>> Start

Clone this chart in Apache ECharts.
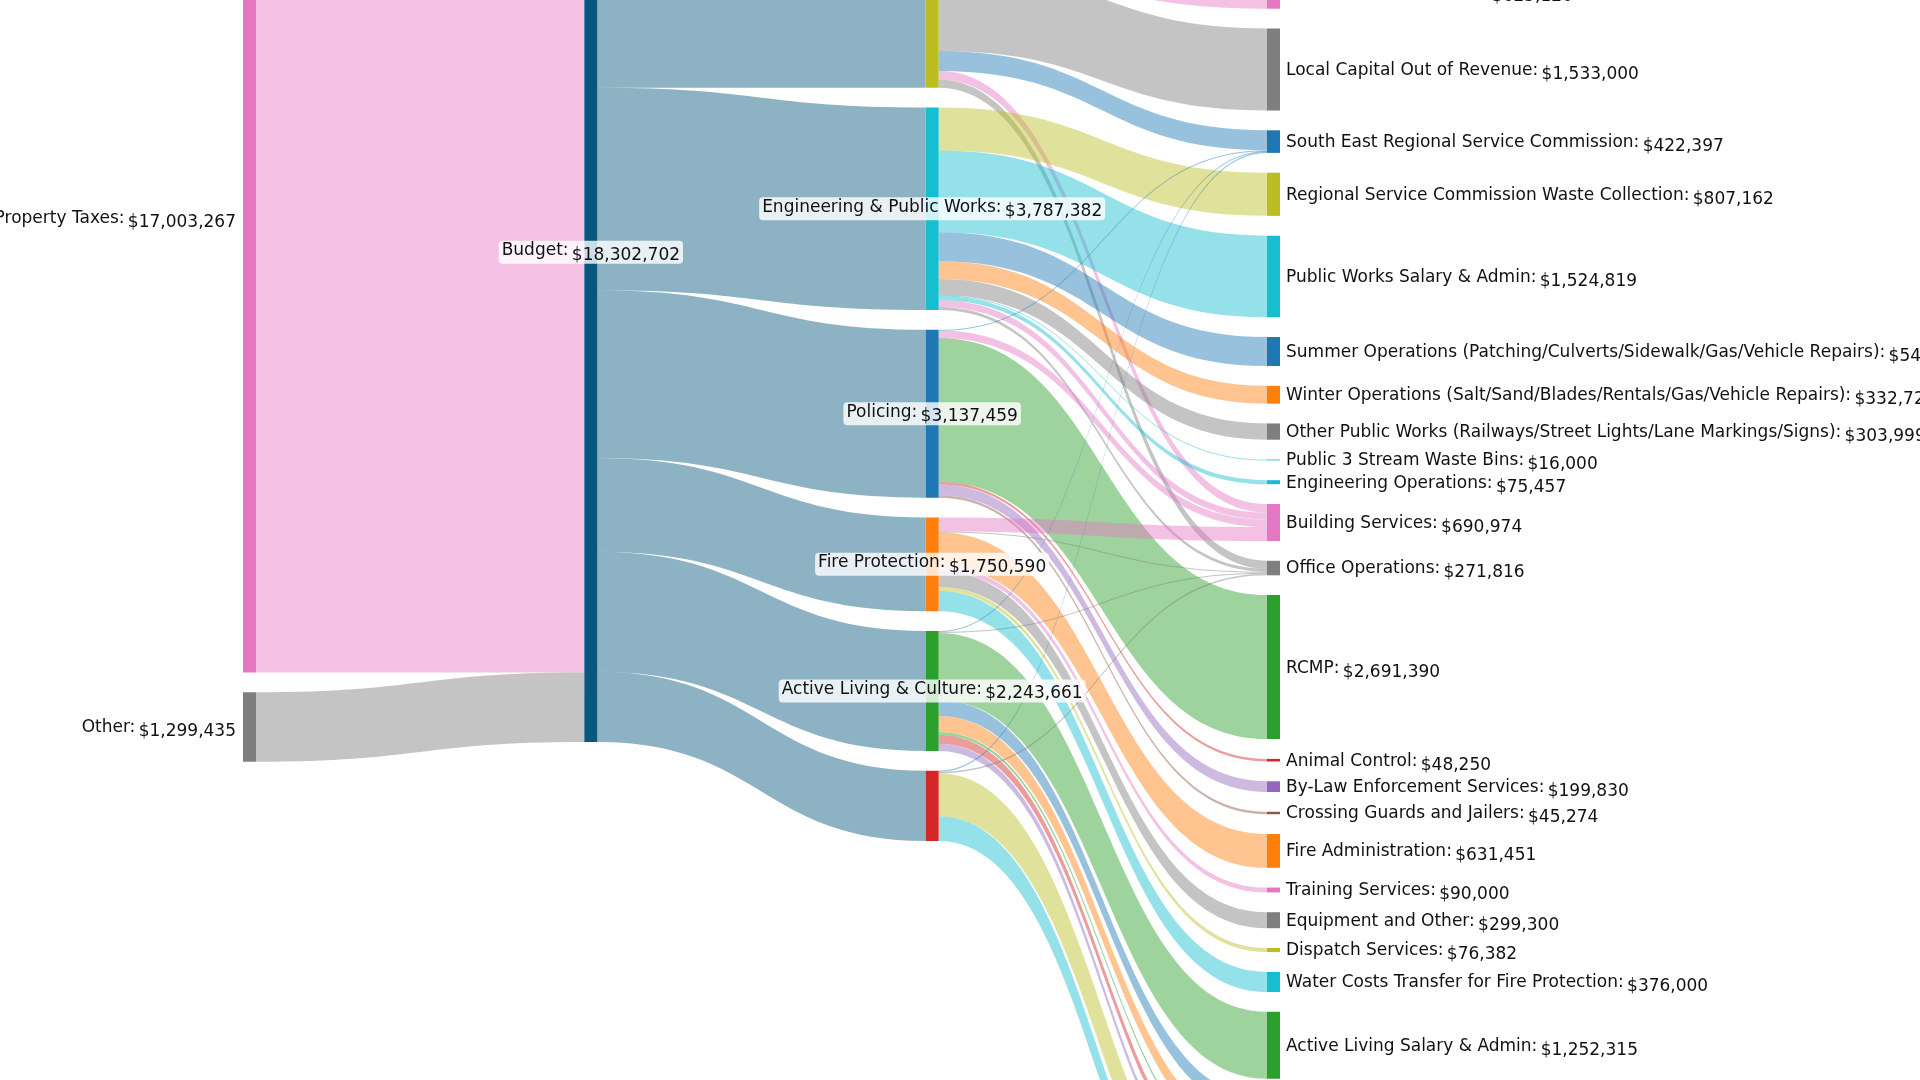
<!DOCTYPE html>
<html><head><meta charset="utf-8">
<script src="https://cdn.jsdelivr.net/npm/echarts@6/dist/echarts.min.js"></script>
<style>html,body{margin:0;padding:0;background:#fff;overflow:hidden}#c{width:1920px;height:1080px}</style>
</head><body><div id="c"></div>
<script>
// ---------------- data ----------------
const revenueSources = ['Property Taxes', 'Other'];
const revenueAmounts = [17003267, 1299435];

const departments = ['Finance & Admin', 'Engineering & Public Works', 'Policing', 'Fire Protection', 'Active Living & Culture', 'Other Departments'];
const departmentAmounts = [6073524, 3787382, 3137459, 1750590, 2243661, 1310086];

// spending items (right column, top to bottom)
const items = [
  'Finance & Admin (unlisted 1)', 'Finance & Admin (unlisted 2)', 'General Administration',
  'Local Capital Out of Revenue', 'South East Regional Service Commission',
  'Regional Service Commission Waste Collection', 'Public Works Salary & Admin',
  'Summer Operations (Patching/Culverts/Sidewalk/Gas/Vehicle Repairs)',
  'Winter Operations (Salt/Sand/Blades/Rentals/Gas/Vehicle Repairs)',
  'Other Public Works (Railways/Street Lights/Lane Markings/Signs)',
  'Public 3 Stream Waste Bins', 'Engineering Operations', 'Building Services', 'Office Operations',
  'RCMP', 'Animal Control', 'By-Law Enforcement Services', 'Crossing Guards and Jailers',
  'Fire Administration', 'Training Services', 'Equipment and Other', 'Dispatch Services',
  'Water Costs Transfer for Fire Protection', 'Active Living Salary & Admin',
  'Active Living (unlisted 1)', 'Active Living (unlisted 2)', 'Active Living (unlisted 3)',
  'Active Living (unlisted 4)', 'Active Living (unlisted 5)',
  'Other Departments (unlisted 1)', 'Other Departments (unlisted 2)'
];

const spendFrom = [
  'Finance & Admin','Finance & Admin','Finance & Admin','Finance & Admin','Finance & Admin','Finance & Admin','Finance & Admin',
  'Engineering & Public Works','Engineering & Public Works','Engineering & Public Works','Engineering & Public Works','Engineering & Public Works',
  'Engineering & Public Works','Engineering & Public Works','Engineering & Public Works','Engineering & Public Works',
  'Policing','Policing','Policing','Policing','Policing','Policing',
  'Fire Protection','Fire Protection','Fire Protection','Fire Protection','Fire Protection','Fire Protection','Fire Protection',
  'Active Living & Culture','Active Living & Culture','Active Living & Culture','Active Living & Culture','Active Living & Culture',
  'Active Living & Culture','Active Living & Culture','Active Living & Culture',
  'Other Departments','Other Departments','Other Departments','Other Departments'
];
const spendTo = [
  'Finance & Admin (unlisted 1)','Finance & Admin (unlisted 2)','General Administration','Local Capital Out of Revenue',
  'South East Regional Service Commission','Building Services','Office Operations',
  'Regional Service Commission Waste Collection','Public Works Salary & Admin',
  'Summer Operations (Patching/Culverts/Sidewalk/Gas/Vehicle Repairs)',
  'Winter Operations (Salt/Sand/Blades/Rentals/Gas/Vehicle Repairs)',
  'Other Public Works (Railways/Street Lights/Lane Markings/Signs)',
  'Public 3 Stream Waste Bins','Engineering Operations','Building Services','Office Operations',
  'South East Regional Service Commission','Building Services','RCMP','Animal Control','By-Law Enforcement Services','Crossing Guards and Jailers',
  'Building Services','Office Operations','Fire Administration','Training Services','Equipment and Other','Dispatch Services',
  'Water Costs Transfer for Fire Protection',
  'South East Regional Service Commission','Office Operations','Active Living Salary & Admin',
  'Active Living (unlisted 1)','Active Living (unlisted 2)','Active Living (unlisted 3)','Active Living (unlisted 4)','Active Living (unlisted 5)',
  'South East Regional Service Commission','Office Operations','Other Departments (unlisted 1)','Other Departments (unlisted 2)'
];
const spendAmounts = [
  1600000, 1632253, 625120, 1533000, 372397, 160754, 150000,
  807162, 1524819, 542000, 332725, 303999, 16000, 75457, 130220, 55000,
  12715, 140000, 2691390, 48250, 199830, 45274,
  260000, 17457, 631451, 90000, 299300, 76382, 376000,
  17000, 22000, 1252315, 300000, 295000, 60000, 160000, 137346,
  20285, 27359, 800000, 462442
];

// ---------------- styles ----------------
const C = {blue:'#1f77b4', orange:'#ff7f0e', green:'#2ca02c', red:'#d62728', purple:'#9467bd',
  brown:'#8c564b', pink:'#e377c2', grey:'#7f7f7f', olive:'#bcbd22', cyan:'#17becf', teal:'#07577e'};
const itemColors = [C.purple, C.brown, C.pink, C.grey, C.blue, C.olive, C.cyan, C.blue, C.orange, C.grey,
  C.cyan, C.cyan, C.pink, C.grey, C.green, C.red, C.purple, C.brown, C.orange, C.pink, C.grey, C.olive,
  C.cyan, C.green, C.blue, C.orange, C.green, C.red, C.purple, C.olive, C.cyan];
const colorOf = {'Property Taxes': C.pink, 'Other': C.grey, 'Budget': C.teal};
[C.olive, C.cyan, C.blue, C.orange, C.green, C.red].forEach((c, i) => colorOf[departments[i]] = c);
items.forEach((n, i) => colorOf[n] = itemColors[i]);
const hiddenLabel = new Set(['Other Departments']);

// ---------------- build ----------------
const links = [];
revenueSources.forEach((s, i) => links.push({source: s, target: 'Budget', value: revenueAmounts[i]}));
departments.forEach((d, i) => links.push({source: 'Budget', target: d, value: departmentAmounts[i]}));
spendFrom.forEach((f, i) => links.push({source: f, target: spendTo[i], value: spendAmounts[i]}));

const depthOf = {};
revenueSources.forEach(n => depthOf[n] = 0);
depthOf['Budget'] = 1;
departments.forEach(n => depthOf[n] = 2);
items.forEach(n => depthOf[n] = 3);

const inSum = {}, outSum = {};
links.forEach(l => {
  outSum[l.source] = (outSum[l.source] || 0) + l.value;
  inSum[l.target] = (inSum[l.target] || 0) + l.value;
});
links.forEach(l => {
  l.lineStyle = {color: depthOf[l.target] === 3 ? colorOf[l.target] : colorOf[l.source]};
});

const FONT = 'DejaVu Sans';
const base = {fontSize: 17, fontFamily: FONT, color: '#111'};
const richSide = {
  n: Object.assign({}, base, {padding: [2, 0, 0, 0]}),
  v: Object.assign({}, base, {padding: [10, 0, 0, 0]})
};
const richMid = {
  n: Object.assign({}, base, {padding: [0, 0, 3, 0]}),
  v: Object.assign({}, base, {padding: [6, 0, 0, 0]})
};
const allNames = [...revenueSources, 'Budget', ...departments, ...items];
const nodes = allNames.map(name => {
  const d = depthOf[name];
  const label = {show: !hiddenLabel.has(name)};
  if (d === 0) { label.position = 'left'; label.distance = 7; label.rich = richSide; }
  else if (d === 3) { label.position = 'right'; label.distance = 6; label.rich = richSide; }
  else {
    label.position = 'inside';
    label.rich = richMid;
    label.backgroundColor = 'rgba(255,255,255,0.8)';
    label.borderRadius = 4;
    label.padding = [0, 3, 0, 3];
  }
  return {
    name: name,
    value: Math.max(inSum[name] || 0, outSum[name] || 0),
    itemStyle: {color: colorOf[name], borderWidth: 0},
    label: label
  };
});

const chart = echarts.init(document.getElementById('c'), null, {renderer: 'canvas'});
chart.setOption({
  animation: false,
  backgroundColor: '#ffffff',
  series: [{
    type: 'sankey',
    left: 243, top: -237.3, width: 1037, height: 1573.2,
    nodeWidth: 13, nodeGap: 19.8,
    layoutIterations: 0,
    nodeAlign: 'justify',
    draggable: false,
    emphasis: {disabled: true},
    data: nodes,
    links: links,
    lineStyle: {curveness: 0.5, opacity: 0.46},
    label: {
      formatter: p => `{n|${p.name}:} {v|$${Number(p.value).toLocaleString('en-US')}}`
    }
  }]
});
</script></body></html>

>> End

**Task to carry out:** Write out, word for word, the lines from the start of the data through the one holding "const revenueAmounts = [17003267, 1299435];". Omit pictures.

**Worked solution:**
Clone this chart in Apache ECharts.
<!DOCTYPE html>
<html><head><meta charset="utf-8">
<script src="https://cdn.jsdelivr.net/npm/echarts@6/dist/echarts.min.js"></script>
<style>html,body{margin:0;padding:0;background:#fff;overflow:hidden}#c{width:1920px;height:1080px}</style>
</head><body><div id="c"></div>
<script>
// ---------------- data ----------------
const revenueSources = ['Property Taxes', 'Other'];
const revenueAmounts = [17003267, 1299435];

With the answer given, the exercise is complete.